The training cameras, their placement and the rest of the setup should be as close as possible to your application.
You can record the dataset outside of car with a different camera but you should make sure the view angles are similar to those that will be used in the car and that the illumination is the same etc. That is quite difficult to ensure in practice, so you may rather want to vary these variable to such extent that the car conditions are safely covered within the variation space.
@erkil1452 Recently, I noticed an intersting work: "PureGaze: Purifying Gaze Feature for Generalizable Gaze Estimation", I don't know whehter you have seen this paper. In this paper, it said "We propose a domain-generalization framework for gaze estimation. Our method is only trained in the source domain and brings improvement in all unknown target domains. The key idea of our method is to purify the gaze feature with a self-adversarial framework." I want to know whether I can use the common dataset such as your gaze360 dataset to train the pureGaze model, and then infer the model directly use my own image captured in the car without collecting my own dataset to train the model?
@erkil1452 hello, you mentioned "For the ball I can imagine using multiple calibrated cameras (see multiview stereo camera calibration) and triangulating the ball position". because I am a new to this, I'm not understand fully what that mean, and I don't know what should I do to get the ball 3d coordinate, can you give me some references or some web links about introducing this method?
and I want to confim something. Is the multiview camera like that?as shown in the figure, multiple RGB cameras:
or the camera used in your paper
Thank you very much!!
@erkil1452 I have another idea. whether I can use a torf camera and a RGB camera, capture the image at the same time, use the image captured by torf camera to compute the target 3d coordinate and person 3d coordinate, then compute the gaze ground truth. then use the image captured by RGB camera and the gaze ground truth computed above to train your model, do you think it is a viable solution?
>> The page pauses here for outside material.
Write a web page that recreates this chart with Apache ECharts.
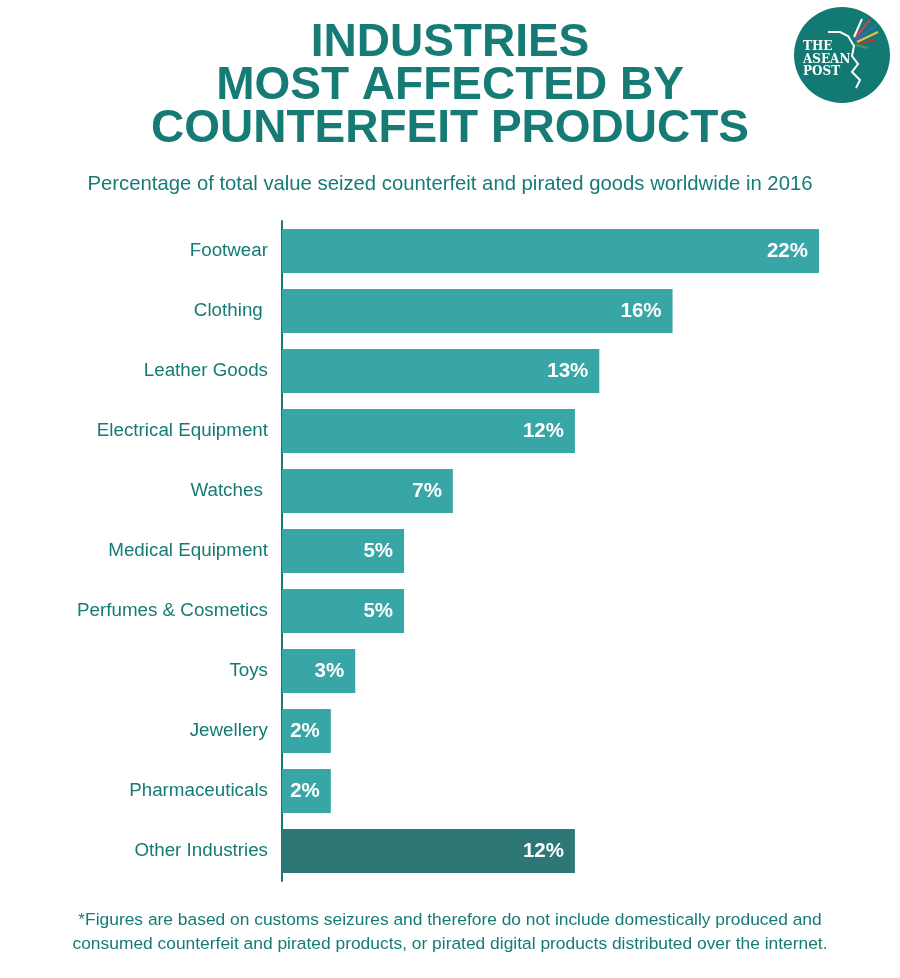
<!DOCTYPE html>
<html>
<head>
<meta charset="utf-8">
<script src="https://cdn.jsdelivr.net/npm/echarts@6/dist/echarts.min.js"></script>
<style>
html,body{margin:0;padding:0;background:#fff;}
#chart{width:900px;height:978px;}
</style>
</head>
<body>
<div id="chart"></div>
<script>
var categories = ['Footwear', 'Clothing ', 'Leather Goods', 'Electrical Equipment', 'Watches ', 'Medical Equipment', 'Perfumes & Cosmetics', 'Toys', 'Jewellery', 'Pharmaceuticals', 'Other Industries'];
var values = [22, 16, 13, 12, 7, 5, 5, 3, 2, 2, 12];
var barColors = ['#38a6a6', '#38a6a6', '#38a6a6', '#38a6a6', '#38a6a6', '#38a6a6', '#38a6a6', '#38a6a6', '#38a6a6', '#38a6a6', '#2d7877'];

var teal = '#157b74';
var chart = echarts.init(document.getElementById('chart'));
var font = '"Liberation Sans", Arial, sans-serif';

chart.setOption({
  backgroundColor: '#ffffff',
  animation: false,
  title: [{
    text: 'INDUSTRIES\nMOST AFFECTED BY\nCOUNTERFEIT PRODUCTS',
    left: 445, top: 17, textAlign: 'center',
    textStyle: { fontFamily: font, fontWeight: 'bold', fontSize: 46, lineHeight: 43, color: teal }
  }, {
    text: 'Percentage of total value seized counterfeit and pirated goods worldwide in 2016',
    left: 445, top: 169, textAlign: 'center',
    textStyle: { fontFamily: font, fontWeight: 'normal', fontSize: 20.3, color: teal }
  }, {
    text: '*Figures are based on customs seizures and therefore do not include domestically produced and\nconsumed counterfeit and pirated products, or pirated digital products distributed over the internet.',
    left: 445, top: 903, textAlign: 'center',
    textStyle: { fontFamily: font, fontWeight: 'normal', fontSize: 17.4, lineHeight: 24, color: teal }
  }],
  grid: { left: 282, right: 81, top: 221, bottom: 97, containLabel: false },
  xAxis: { type: 'value', min: 0, max: 22, show: false },
  yAxis: {
    type: 'category', data: categories, inverse: true,
    axisLine: { show: true, lineStyle: { color: teal, width: 2 } },
    axisTick: { show: false },
    axisLabel: { fontFamily: font, fontSize: 18.8, color: teal, margin: 14 }
  },
  series: [{
    type: 'bar',
    barWidth: 44,
    data: values.map(function (v, i) { return { value: v, itemStyle: { color: barColors[i] } }; }),
    label: {
      show: true, position: 'insideRight', distance: 11,
      formatter: '{c}%',
      fontFamily: font, fontWeight: 'bold', fontSize: 20.5, color: '#ffffff'
    }
  }],
  graphic: [
    { type: 'circle', shape: { cx: 842, cy: 55, r: 48 }, style: { fill: '#127a72' } },
    { type: 'text', left: 803, top: 41, style: { text: 'THE\nASEAN\nPOST', fill: '#ffffff', font: 'bold 12px "DejaVu Serif", serif', lineHeight: 12.5 } },
    { type: 'polyline', shape: { points: [[828, 32], [840, 32], [848, 36], [854, 46], [852, 56], [858, 64], [852, 72], [860, 80], [856, 88]] }, style: { stroke: '#ffffff', lineWidth: 2, fill: null } },
    { type: 'line', shape: { x1: 855, y1: 38, x2: 870, y2: 20 }, style: { stroke: '#d83a5a', lineWidth: 2 } },
    { type: 'line', shape: { x1: 856, y1: 40, x2: 876, y2: 25 }, style: { stroke: '#3a66c8', lineWidth: 2 } },
    { type: 'line', shape: { x1: 857, y1: 42, x2: 878, y2: 32 }, style: { stroke: '#e8c040', lineWidth: 2 } },
    { type: 'line', shape: { x1: 854, y1: 37, x2: 862, y2: 19 }, style: { stroke: '#ffffff', lineWidth: 2 } },
    { type: 'line', shape: { x1: 857, y1: 44, x2: 875, y2: 40 }, style: { stroke: '#c83040', lineWidth: 2 } },
    { type: 'line', shape: { x1: 855, y1: 45, x2: 868, y2: 48 }, style: { stroke: '#3aa060', lineWidth: 2 } }
  ]
});
</script>
</body>
</html>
And whether there are some methods to get pitch, yaw, roll values through the predicted gaze? Above you have already tell me how to calculate the pitch, yaw values, the another value roll how to compute?
-
I think you can use PureGaze with any dataset. You will have to also apply it to your new data in order to make the method work. Based on what they promise it should help you to transfer from Gaze360 training data to your setup but there may be a limit to what it can do. I do not think it will help the method generalize to completely unseen angles. E.g. Gaze360 dataset has no picture of people from above so that would still not work.
-
Yes, your image is correct. You can refer to the Szeliski's famous (free) book on Computer Vision, Chapter 12 "3D reconstruction".
-
Yes, that is feasible if your scene fits into the camera view. Time of flight cameras (that is what you meant?) often have quite small fov (experience from working with Kinect Azure).
If you consider gaze to be a 3D vector, it does not make sense to speak about roll because line in 3D only has 5 degrees of freedom (xyz position of a point on the line and two orientation angles). If you refer to roll of the head itself, that is a different type of task entirely.
Thank you very much! I will practice what you said.